Exercise:
Transcribe the whole listing below without changing a word, but leave out every image.

******

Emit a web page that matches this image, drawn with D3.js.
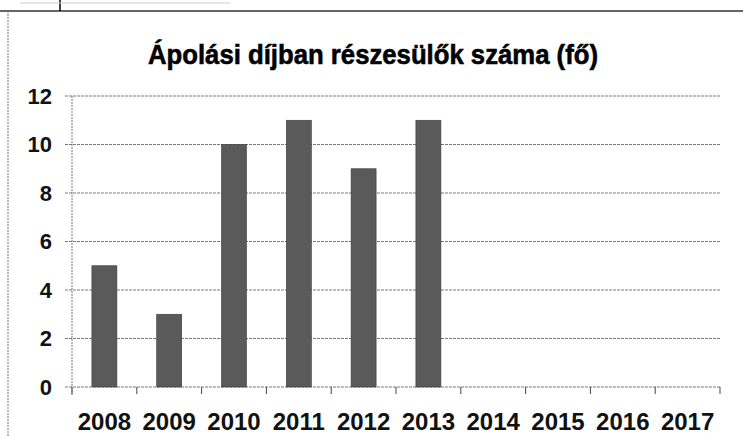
<!DOCTYPE html>
<html><head><meta charset="utf-8">
<script src="https://cdn.jsdelivr.net/npm/d3@7"></script>
<style>body{margin:0;background:#fff}svg{display:block}</style>
</head><body>
<script>
const years = ["2008","2009","2010","2011","2012","2013","2014","2015","2016","2017"];
const values = [5,3,10,11,9,11,null,null,null,null];
const yTicks = [0,2,4,6,8,10,12];
const title = "Ápolási díjban részesülők száma (fő)";

const W=743,H=436;
const svg=d3.select("body").append("svg").attr("width",W).attr("height",H);
svg.append("rect").attr("width",W).attr("height",H).attr("fill","#fff");

// frame fragments
svg.append("line").attr("x1",0).attr("x2",W).attr("y1",11).attr("y2",11).attr("stroke","#666").attr("stroke-width",2);
svg.append("line").attr("x1",8).attr("x2",8).attr("y1",11).attr("y2",H).attr("stroke","#777").attr("stroke-width",1).attr("stroke-dasharray","2,1");
svg.append("line").attr("x1",60).attr("x2",60).attr("y1",0).attr("y2",11).attr("stroke","#000").attr("stroke-width",1.5);
svg.append("line").attr("x1",20).attr("x2",230).attr("y1",3).attr("y2",3).attr("stroke","#ccc").attr("stroke-width",1);

const xb=d3.scaleBand().domain(years).range([72,720]);
const y=d3.scaleLinear().domain([0,12]).range([387,96]);

// gridlines
svg.append("g").selectAll("line").data(yTicks).join("line")
  .attr("x1",65).attr("x2",720).attr("y1",d=>y(d)).attr("y2",d=>y(d))
  .attr("stroke","#7a7a7a").attr("stroke-width",1).attr("stroke-dasharray","3,1");

// y axis line
svg.append("line").attr("x1",72).attr("x2",72).attr("y1",y(12)).attr("y2",y(0)+8)
  .attr("stroke","#777").attr("stroke-dasharray","2,1");

// bars
svg.append("g").selectAll("rect").data(years.map((yr,i)=>({yr,v:values[i]})).filter(d=>d.v!=null)).join("rect")
  .attr("x",d=>xb(d.yr)+xb.bandwidth()/2-12.5).attr("width",25)
  .attr("y",d=>y(d.v)).attr("height",d=>y(0)-y(d.v))
  .attr("fill","#5a5a5a").attr("stroke","#3a3a3a").attr("stroke-width",0.6);

// x axis labels
const xa=svg.append("g").attr("transform",`translate(0,${y(0)})`)
  .call(d3.axisBottom(xb).tickSize(0).tickPadding(26).tickFormat(d=>d));
xa.select(".domain").remove();
xa.selectAll("text").attr("font-family","Liberation Sans, Arial, sans-serif").attr("font-weight","bold").attr("font-size",24).attr("fill","#111");
const bounds=[...years.map(d=>xb(d)),720];
svg.append("g").selectAll("line").data(bounds).join("line")
  .attr("x1",d=>d).attr("x2",d=>d).attr("y1",y(0)).attr("y2",y(0)+7).attr("stroke","#444");

// y axis labels
const ya=svg.append("g").attr("transform","translate(72,0)")
  .call(d3.axisLeft(y).tickValues(yTicks).tickSize(0).tickPadding(20));
ya.select(".domain").remove();
ya.selectAll("text").attr("font-family","Liberation Sans, Arial, sans-serif").attr("font-weight","bold").attr("font-size",22).attr("fill","#111");

// title
svg.append("text").attr("x",373).attr("y",64).attr("text-anchor","middle")
  .attr("font-family","Liberation Sans, Arial, sans-serif").attr("font-weight","bold")
  .attr("font-size",28).attr("fill","#000").attr("stroke","#000").attr("stroke-width",0.6)
  .attr("textLength",450).attr("lengthAdjust","spacingAndGlyphs")
  .text(title);
</script>
</body></html>
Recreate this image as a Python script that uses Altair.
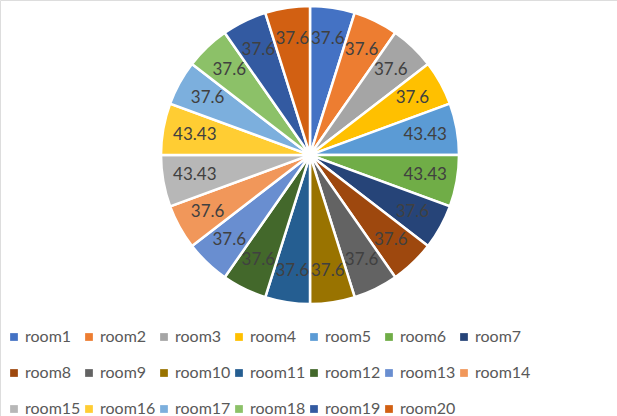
import altair as alt
import pandas as pd

# Room names and their values, drawn clockwise from 12 o'clock
rooms = [f"room{i}" for i in range(1, 21)]
values = [37.6, 37.6, 37.6, 37.6, 43.43, 43.43, 37.6, 37.6, 37.6, 37.6,
          37.6, 37.6, 37.6, 37.6, 43.43, 43.43, 37.6, 37.6, 37.6, 37.6]
labels = ["37.6", "37.6", "37.6", "37.6", "43.43", "43.43", "37.6", "37.6", "37.6", "37.6",
          "37.6", "37.6", "37.6", "37.6", "43.43", "43.43", "37.6", "37.6", "37.6", "37.6"]
palette = ["#4472C4", "#ED7D31", "#A5A5A5", "#FFC000", "#5B9BD5", "#70AD47",
           "#264478", "#9E480E", "#636363", "#997300", "#255E91", "#43682B",
           "#698ED0", "#F1975A", "#B7B7B7", "#FFCD33", "#7CAFDD", "#8CC168",
           "#335AA1", "#D26012"]

df = pd.DataFrame({
    "room": rooms,
    "value": values,
    "label": labels,
    "idx": list(range(len(rooms))),
})

cx, cy, r = 310, 155, 149

base = alt.Chart(df).encode(
    theta=alt.Theta("value:Q", stack=True),
    order=alt.Order("idx:Q", sort="ascending"),
    x=alt.value(cx),
    y=alt.value(cy),
)

slices = base.mark_arc(
    radius=r, innerRadius=4, stroke="white", strokeWidth=2.5
).encode(
    color=alt.Color(
        "room:N",
        sort=rooms,
        scale=alt.Scale(domain=rooms, range=palette),
        legend=alt.Legend(
            title=None,
            orient="none",
            direction="horizontal",
            legendX=6,
            legendY=329,
            columns=7,
            symbolType="square",
            symbolSize=60,
            symbolStrokeWidth=0,
            labelFont="Lato",
            labelFontSize=16,
            labelColor="#595959",
            labelOffset=3,
            columnPadding=0,
            rowPadding=20,
        ),
    )
)

text = base.mark_text(
    radius=117, font="Lato", fontSize=17, color="#404040"
).encode(text="label:N")

chart = (slices + text).properties(
    width=617, height=416,
    autosize=alt.AutoSizeParams(type="none"),
    padding=0,
).configure_view(stroke=None).configure(background="white")

chart.save("out.html", embed_options={"renderer": "svg", "actions": False})
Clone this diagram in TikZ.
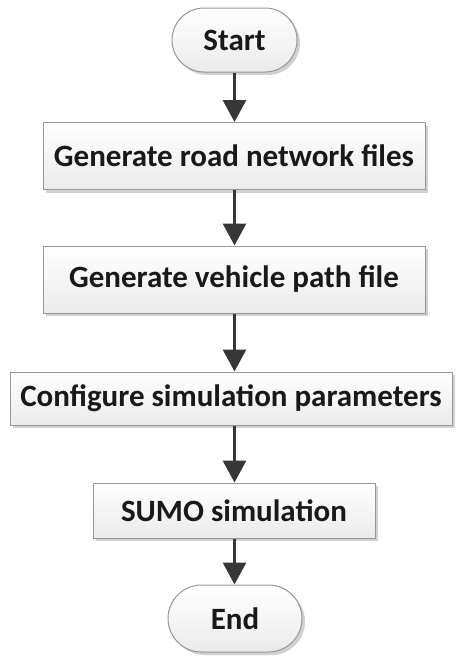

******

Written response:
Emit a web page that matches this image, drawn with D3.js.
<!DOCTYPE html>
<html><head><meta charset="utf-8">
<script src="https://cdn.jsdelivr.net/npm/d3@7"></script>
<style>body{margin:0;background:#fff}svg{display:block}</style>
</head><body>
<script>
const years = ["2008","2009","2010","2011","2012","2013","2014","2015","2016","2017"];
const values = [5,3,10,11,9,11,null,null,null,null];
const yTicks = [0,2,4,6,8,10,12];
const title = "Ápolási díjban részesülők száma (fő)";

const W=743,H=436;
const svg=d3.select("body").append("svg").attr("width",W).attr("height",H);
svg.append("rect").attr("width",W).attr("height",H).attr("fill","#fff");

// frame fragments
svg.append("line").attr("x1",0).attr("x2",W).attr("y1",11).attr("y2",11).attr("stroke","#666").attr("stroke-width",2);
svg.append("line").attr("x1",8).attr("x2",8).attr("y1",11).attr("y2",H).attr("stroke","#777").attr("stroke-width",1).attr("stroke-dasharray","2,1");
svg.append("line").attr("x1",60).attr("x2",60).attr("y1",0).attr("y2",11).attr("stroke","#000").attr("stroke-width",1.5);
svg.append("line").attr("x1",20).attr("x2",230).attr("y1",3).attr("y2",3).attr("stroke","#ccc").attr("stroke-width",1);

const xb=d3.scaleBand().domain(years).range([72,720]);
const y=d3.scaleLinear().domain([0,12]).range([387,96]);

// gridlines
svg.append("g").selectAll("line").data(yTicks).join("line")
  .attr("x1",65).attr("x2",720).attr("y1",d=>y(d)).attr("y2",d=>y(d))
  .attr("stroke","#7a7a7a").attr("stroke-width",1).attr("stroke-dasharray","3,1");

// y axis line
svg.append("line").attr("x1",72).attr("x2",72).attr("y1",y(12)).attr("y2",y(0)+8)
  .attr("stroke","#777").attr("stroke-dasharray","2,1");

// bars
svg.append("g").selectAll("rect").data(years.map((yr,i)=>({yr,v:values[i]})).filter(d=>d.v!=null)).join("rect")
  .attr("x",d=>xb(d.yr)+xb.bandwidth()/2-12.5).attr("width",25)
  .attr("y",d=>y(d.v)).attr("height",d=>y(0)-y(d.v))
  .attr("fill","#5a5a5a").attr("stroke","#3a3a3a").attr("stroke-width",0.6);

// x axis labels
const xa=svg.append("g").attr("transform",`translate(0,${y(0)})`)
  .call(d3.axisBottom(xb).tickSize(0).tickPadding(26).tickFormat(d=>d));
xa.select(".domain").remove();
xa.selectAll("text").attr("font-family","Liberation Sans, Arial, sans-serif").attr("font-weight","bold").attr("font-size",24).attr("fill","#111");
const bounds=[...years.map(d=>xb(d)),720];
svg.append("g").selectAll("line").data(bounds).join("line")
  .attr("x1",d=>d).attr("x2",d=>d).attr("y1",y(0)).attr("y2",y(0)+7).attr("stroke","#444");

// y axis labels
const ya=svg.append("g").attr("transform","translate(72,0)")
  .call(d3.axisLeft(y).tickValues(yTicks).tickSize(0).tickPadding(20));
ya.select(".domain").remove();
ya.selectAll("text").attr("font-family","Liberation Sans, Arial, sans-serif").attr("font-weight","bold").attr("font-size",22).attr("fill","#111");

// title
svg.append("text").attr("x",373).attr("y",64).attr("text-anchor","middle")
  .attr("font-family","Liberation Sans, Arial, sans-serif").attr("font-weight","bold")
  .attr("font-size",28).attr("fill","#000").attr("stroke","#000").attr("stroke-width",0.6)
  .attr("textLength",450).attr("lengthAdjust","spacingAndGlyphs")
  .text(title);
</script>
</body></html>
Recreate this image as a Python script that uses Altair.
import altair as alt
import pandas as pd

# Room names and their values, drawn clockwise from 12 o'clock
rooms = [f"room{i}" for i in range(1, 21)]
values = [37.6, 37.6, 37.6, 37.6, 43.43, 43.43, 37.6, 37.6, 37.6, 37.6,
          37.6, 37.6, 37.6, 37.6, 43.43, 43.43, 37.6, 37.6, 37.6, 37.6]
labels = ["37.6", "37.6", "37.6", "37.6", "43.43", "43.43", "37.6", "37.6", "37.6", "37.6",
          "37.6", "37.6", "37.6", "37.6", "43.43", "43.43", "37.6", "37.6", "37.6", "37.6"]
palette = ["#4472C4", "#ED7D31", "#A5A5A5", "#FFC000", "#5B9BD5", "#70AD47",
           "#264478", "#9E480E", "#636363", "#997300", "#255E91", "#43682B",
           "#698ED0", "#F1975A", "#B7B7B7", "#FFCD33", "#7CAFDD", "#8CC168",
           "#335AA1", "#D26012"]

df = pd.DataFrame({
    "room": rooms,
    "value": values,
    "label": labels,
    "idx": list(range(len(rooms))),
})

cx, cy, r = 310, 155, 149

base = alt.Chart(df).encode(
    theta=alt.Theta("value:Q", stack=True),
    order=alt.Order("idx:Q", sort="ascending"),
    x=alt.value(cx),
    y=alt.value(cy),
)

slices = base.mark_arc(
    radius=r, innerRadius=4, stroke="white", strokeWidth=2.5
).encode(
    color=alt.Color(
        "room:N",
        sort=rooms,
        scale=alt.Scale(domain=rooms, range=palette),
        legend=alt.Legend(
            title=None,
            orient="none",
            direction="horizontal",
            legendX=6,
            legendY=329,
            columns=7,
            symbolType="square",
            symbolSize=60,
            symbolStrokeWidth=0,
            labelFont="Lato",
            labelFontSize=16,
            labelColor="#595959",
            labelOffset=3,
            columnPadding=0,
            rowPadding=20,
        ),
    )
)

text = base.mark_text(
    radius=117, font="Lato", fontSize=17, color="#404040"
).encode(text="label:N")

chart = (slices + text).properties(
    width=617, height=416,
    autosize=alt.AutoSizeParams(type="none"),
    padding=0,
).configure_view(stroke=None).configure(background="white")

chart.save("out.html", embed_options={"renderer": "svg", "actions": False})
Clone this diagram in TikZ.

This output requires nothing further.